On July 17, 2011, WWE walked into the Allstate Arena with a hot title feud and walked out with something much bigger. By the end of the night, CM Punk had beaten John Cena for the WWE Championship, escaped through the Chicago crowd with the belt in his hands, and turned a summer pay-per-view main event into one of the most enduring images of modern wrestling.

What made it hit so hard was how perfectly the real world tension and the on-screen story lined up. Punk had spent weeks tearing into the company, arguing that he was the best performer in the promotion while still being treated as less important than the chosen faces of the brand. His contract expiration had been folded directly into the match build, with the story built around the idea that he could win the title in his hometown and leave with it before midnight. That is the kind of stipulation that can feel cute or contrived when the audience does not buy it. In Chicago, fans bought every second.

The setting mattered. This was not just another loud WWE pay-per-view crowd. Punk was wrestling in the orbit of his own city, and the audience treated him less like a challenger and more like the local hero coming home to settle a score. Cena, who had spent years as the company's unshakable centerpiece, walked into a building that wanted to see the entire machine shaken. The announced crowd was 14,815, and the noise gave the match a big-fight atmosphere before either man had done much of anything.

That energy also raised the stakes for Cena's role in the story. He was not working against a conventional heel. He was working against a wrestler who had become the mouthpiece for every fan who thought WWE had grown too polished, too controlled and too unwilling to reward the performer who felt most alive in the moment. Cena's genius in that era was that he understood how to be the perfect opponent for that kind of rebellion. He did not fight the crowd. He wrestled through it.

Once the bell rang, the match lived up to everything around it. Cena and Punk did not try to outrun the emotion with nonstop spectacle. They let the audience breathe with every near fall and every momentum shift. Punk wrestled with urgency, but also with the calm of someone who knew the building was with him. Cena gave him the kind of measured, high-level performance that only works when a wrestler is willing to let the other man own parts of the night. The result was a main event that felt dramatic before the finishing stretch even began.
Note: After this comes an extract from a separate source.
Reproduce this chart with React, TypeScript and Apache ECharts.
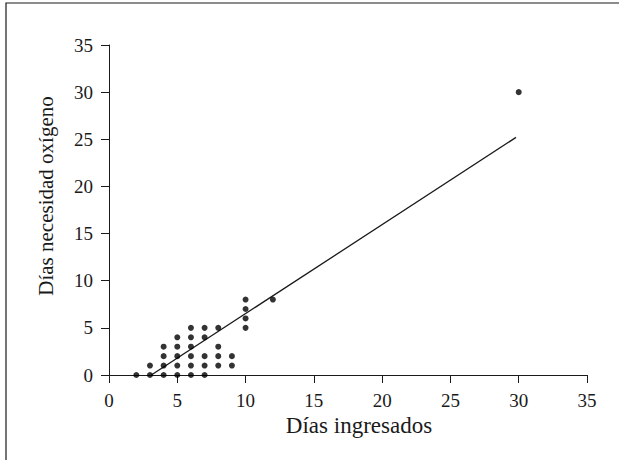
import React, { useEffect, useRef } from "react";
import * as echarts from "echarts";

// Scatter points: x = días ingresados, y = días necesidad oxígeno
const pointX = [2, 3, 3, 4, 4, 4, 4, 5, 5, 5, 5, 5, 6, 6, 6, 6, 6, 6, 7, 7, 7, 7, 7, 8, 8, 8, 8, 9, 9, 10, 10, 10, 10, 12, 30];
const pointY = [0, 0, 1, 0, 1, 2, 3, 0, 1, 2, 3, 4, 0, 1, 2, 3, 4, 5, 0, 1, 2, 4, 5, 1, 2, 3, 5, 1, 2, 5, 6, 7, 8, 8, 30];

// Regression line endpoints
const lineX = [3.1, 29.8];
const lineY = [0, 25.2];

const xTicks = [0, 5, 10, 15, 20, 25, 30, 35];
const yTicks = [0, 5, 10, 15, 20, 25, 30, 35];

const xTitle = "Días ingresados";
const yTitle = "Días necesidad oxígeno";

const FONT = "'Liberation Serif', 'Times New Roman', serif";
const INK = "#1a1a1a";

export default function App() {
  const ref = useRef<HTMLDivElement>(null);
  useEffect(() => {
    document.body.style.margin = "0";
    if (!ref.current) return;
    const chart = echarts.init(ref.current, undefined, { renderer: "svg" });
    const axisCommon = {
      type: "value" as const,
      interval: 5,
      splitLine: { show: false },
      axisLine: { show: true, onZero: false, lineStyle: { color: INK, width: 1 } },
      axisTick: { show: true, inside: false, length: 8, lineStyle: { color: INK, width: 1 } },
    };
    chart.setOption({
      animation: false,
      backgroundColor: "#ffffff",
      grid: { left: 109, right: 32, top: 45, bottom: 85, containLabel: false },
      graphic: [
        {
          type: "rect",
          shape: { x: 6, y: 3, width: 700, height: 600 },
          style: { fill: "none", stroke: INK, lineWidth: 1.2 },
          silent: true,
          z: -1,
        },
        {
          type: "text",
          x: 359,
          y: 425,
          style: {
            text: xTitle,
            fontFamily: FONT,
            fontSize: 23,
            fill: INK,
            align: "center",
            verticalAlign: "middle",
          },
        },
        {
          type: "text",
          x: 46,
          y: 196,
          rotation: Math.PI / 2,
          style: {
            text: yTitle,
            fontFamily: FONT,
            fontSize: 21,
            fill: INK,
            align: "center",
            verticalAlign: "middle",
          },
        },
      ],
      xAxis: {
        ...axisCommon,
        min: xTicks[0],
        max: xTicks[xTicks.length - 1],
        axisLabel: { fontFamily: FONT, fontSize: 19, color: INK, margin: 16 },
      },
      yAxis: {
        ...axisCommon,
        min: yTicks[0],
        max: yTicks[yTicks.length - 1],
        axisLabel: { fontFamily: FONT, fontSize: 19, color: INK, margin: 16 },
      },
      series: [
        {
          type: "line",
          data: lineX.map((x, i) => [x, lineY[i]]),
          symbol: "none",
          lineStyle: { color: INK, width: 1.3 },
          z: 1,
        },
        {
          type: "scatter",
          data: pointX.map((x, i) => [x, pointY[i]]),
          symbol: "circle",
          symbolSize: 6,
          itemStyle: { color: "#000000" },
          z: 2,
        },
      ],
    });
    return () => chart.dispose();
  }, []);
  return <div ref={ref} style={{ width: 619, height: 460 }} />;
}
Then WWE added the chaos that made the finish unforgettable. Cena had Punk trapped in the STF when Vince McMahon and John Laurinaitis came out, clearly intending to force a tainted ending and stop Punk from leaving as champion. Instead of playing along, Cena broke the hold, jumped out of the ring and attacked Laurinaitis. It was a small decision inside the match, but it mattered. Cena was not going to let his biggest match of the summer be decided by a cheap recreation of an old screwjob.

That split-second act of defiance opened the door for Punk. When Cena turned back around, Punk caught him with the Go to Sleep and scored the pin. McMahon immediately tried to salvage the situation by sending Alberto Del Rio to the ring with the Raw Money in the Bank briefcase, but Punk shut that down too, drilling Del Rio with a kick before he could cash in. Then came the image that made the whole night immortal. Punk climbed into the crowd and disappeared with the title as the show ended, looking less like a champion celebrating and more like a man hijacking the company in plain sight.
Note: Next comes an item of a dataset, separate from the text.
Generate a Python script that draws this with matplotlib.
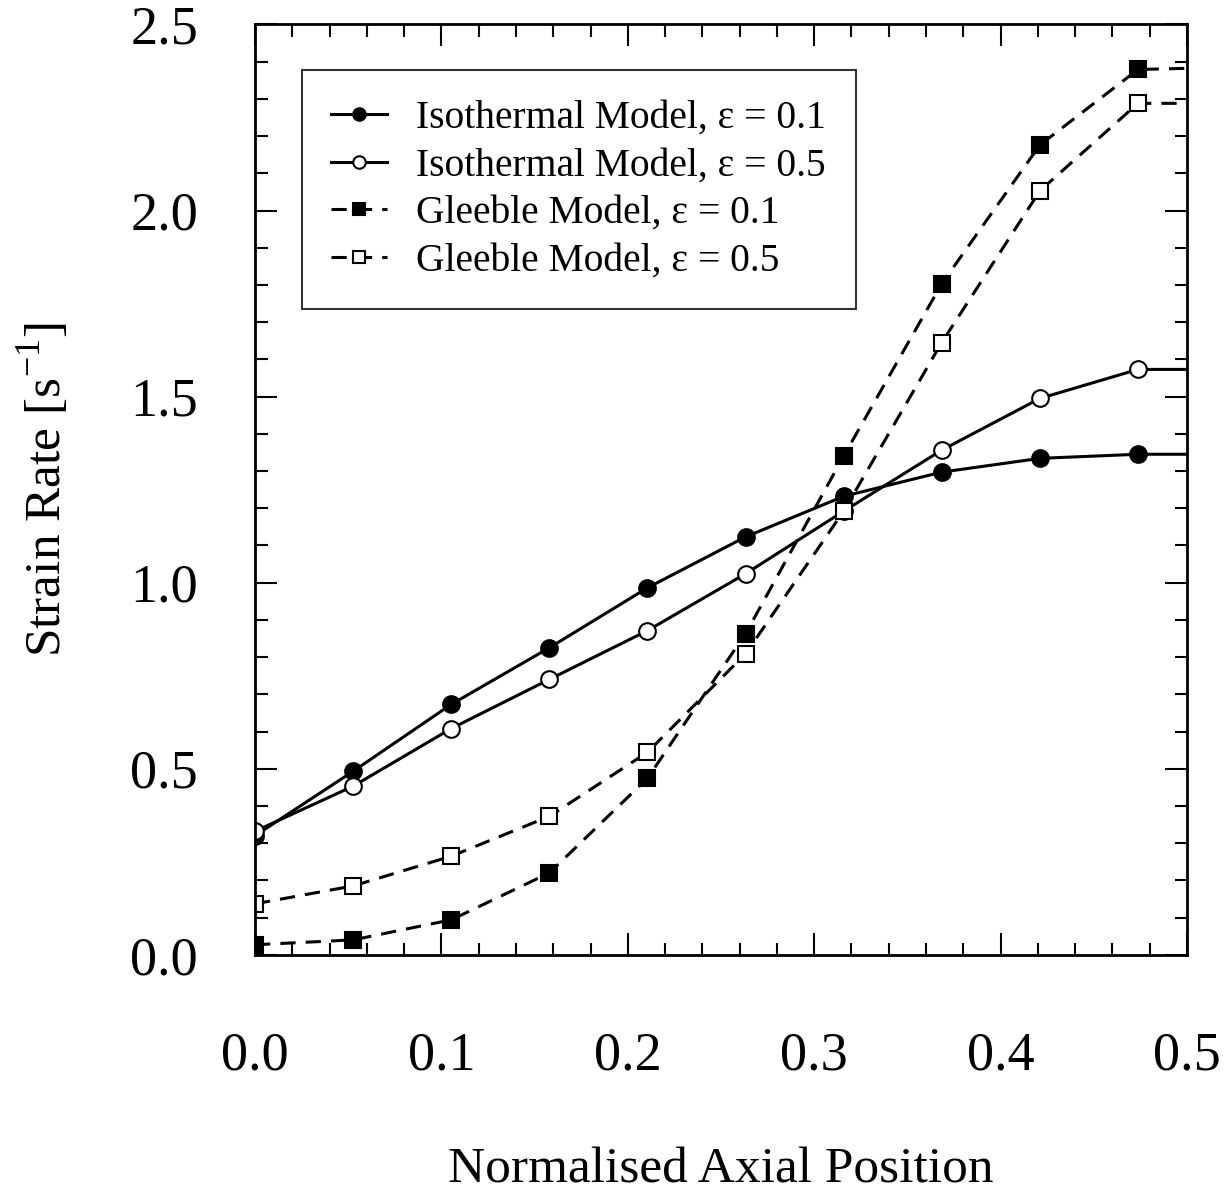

Contemporary Observer coverage treated the show as one of WWE's great modern pay-per-view peaks, comparing the emotional force in the building to rare nights when the crowd itself becomes part of the legend. That was the real story of July 17. The match was excellent, the finish was clever, and the angle was hot, but what pushed it into history was the feeling that the audience and the performer had taken control of the night together.

That is why this date still matters. Punk's win was not just a title change. It was the launch point for the Summer of Punk, a storyline that briefly made WWE feel less predictable and more dangerous than it had in years. The next night's television tried to answer the chaos by removing McMahon from power in storyline and rushing to crown a new champion, which only showed how much the company understood it had stumbled into something unusually potent. For a few weeks, the WWE title felt unstable in the best possible way. It felt like the center of the wrestling world again.
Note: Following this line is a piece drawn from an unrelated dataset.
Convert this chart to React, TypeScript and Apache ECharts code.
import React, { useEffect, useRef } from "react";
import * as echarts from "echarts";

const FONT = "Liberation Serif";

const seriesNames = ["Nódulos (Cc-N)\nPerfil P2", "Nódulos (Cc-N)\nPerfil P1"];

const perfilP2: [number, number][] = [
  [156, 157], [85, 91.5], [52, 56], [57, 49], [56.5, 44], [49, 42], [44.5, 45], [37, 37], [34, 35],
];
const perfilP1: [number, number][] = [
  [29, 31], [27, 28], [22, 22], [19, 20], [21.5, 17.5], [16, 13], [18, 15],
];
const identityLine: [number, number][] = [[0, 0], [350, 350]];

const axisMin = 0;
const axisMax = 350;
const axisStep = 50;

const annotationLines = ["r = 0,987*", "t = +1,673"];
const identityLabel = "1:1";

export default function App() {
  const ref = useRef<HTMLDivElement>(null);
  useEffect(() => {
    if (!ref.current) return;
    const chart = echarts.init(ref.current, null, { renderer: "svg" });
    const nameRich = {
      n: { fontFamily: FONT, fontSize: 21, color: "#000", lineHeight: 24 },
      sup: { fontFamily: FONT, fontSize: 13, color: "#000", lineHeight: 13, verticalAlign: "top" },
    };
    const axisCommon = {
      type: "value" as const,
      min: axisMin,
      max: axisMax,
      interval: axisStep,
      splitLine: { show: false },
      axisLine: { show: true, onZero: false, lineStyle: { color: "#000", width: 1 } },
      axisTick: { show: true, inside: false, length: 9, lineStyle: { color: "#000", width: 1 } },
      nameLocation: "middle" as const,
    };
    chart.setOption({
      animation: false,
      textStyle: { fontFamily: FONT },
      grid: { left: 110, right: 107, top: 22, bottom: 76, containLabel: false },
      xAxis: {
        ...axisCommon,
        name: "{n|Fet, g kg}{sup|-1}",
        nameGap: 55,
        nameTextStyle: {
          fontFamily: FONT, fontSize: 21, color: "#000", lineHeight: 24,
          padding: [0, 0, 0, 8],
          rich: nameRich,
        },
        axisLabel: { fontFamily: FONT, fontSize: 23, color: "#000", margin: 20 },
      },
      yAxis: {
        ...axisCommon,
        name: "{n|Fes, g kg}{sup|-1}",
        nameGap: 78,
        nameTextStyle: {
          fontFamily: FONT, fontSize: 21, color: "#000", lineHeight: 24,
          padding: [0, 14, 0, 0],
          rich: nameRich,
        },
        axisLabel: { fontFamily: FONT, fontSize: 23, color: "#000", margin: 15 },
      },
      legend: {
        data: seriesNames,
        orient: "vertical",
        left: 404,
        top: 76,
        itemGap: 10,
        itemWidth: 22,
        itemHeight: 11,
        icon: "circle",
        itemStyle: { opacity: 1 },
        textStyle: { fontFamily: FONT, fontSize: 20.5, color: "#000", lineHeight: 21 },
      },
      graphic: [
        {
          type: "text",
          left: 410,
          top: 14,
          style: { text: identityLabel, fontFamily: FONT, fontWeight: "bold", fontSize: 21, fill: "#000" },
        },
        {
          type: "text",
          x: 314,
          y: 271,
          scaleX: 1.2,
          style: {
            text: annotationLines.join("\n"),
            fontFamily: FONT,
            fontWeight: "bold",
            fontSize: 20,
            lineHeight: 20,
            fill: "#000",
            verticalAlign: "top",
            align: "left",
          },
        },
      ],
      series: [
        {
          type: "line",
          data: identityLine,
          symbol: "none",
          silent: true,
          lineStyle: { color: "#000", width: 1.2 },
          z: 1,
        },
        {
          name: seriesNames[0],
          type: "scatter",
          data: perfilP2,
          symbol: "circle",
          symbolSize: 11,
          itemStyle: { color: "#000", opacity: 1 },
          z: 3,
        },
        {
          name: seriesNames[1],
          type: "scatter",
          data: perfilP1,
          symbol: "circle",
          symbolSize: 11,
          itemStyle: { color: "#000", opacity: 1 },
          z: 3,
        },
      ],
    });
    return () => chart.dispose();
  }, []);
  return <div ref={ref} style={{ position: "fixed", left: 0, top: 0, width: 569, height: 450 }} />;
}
It also changed how people remember Punk. He had already been a world champion and already proved himself as one of the sharpest talkers in wrestling. But this was the night he stopped feeling like an alternative choice and became the story. Beating Cena clean in that atmosphere, with the entire promotion's creative weight hanging on the result, made him feel undeniable. Even people who did not love everything that followed still tend to come back to this night as the moment when Punk fully arrived as a top-tier star on his own terms.

For Cena, the match became one of the strongest examples of why his legacy has aged so well. He lost the title, got booed in Punk's backyard and still came out of the night looking central to the whole drama. He understood that the match was not about protecting his aura. It was about giving the moment the shape it needed. That is a big reason the bout still holds up beyond the storyline around it.

A lot of major wrestling matches are remembered for one spot, one turn or one piece of business that spread across the internet the next morning. Money in the Bank 2011 was bigger than that. It was a rare case where the match quality, the crowd, the storyline and the cultural timing all met in exactly the right place. On that night in suburban Chicago, CM Punk did not just win the WWE Championship. He won the kind of moment wrestlers spend their whole careers chasing, one that still feels alive the second you bring it up.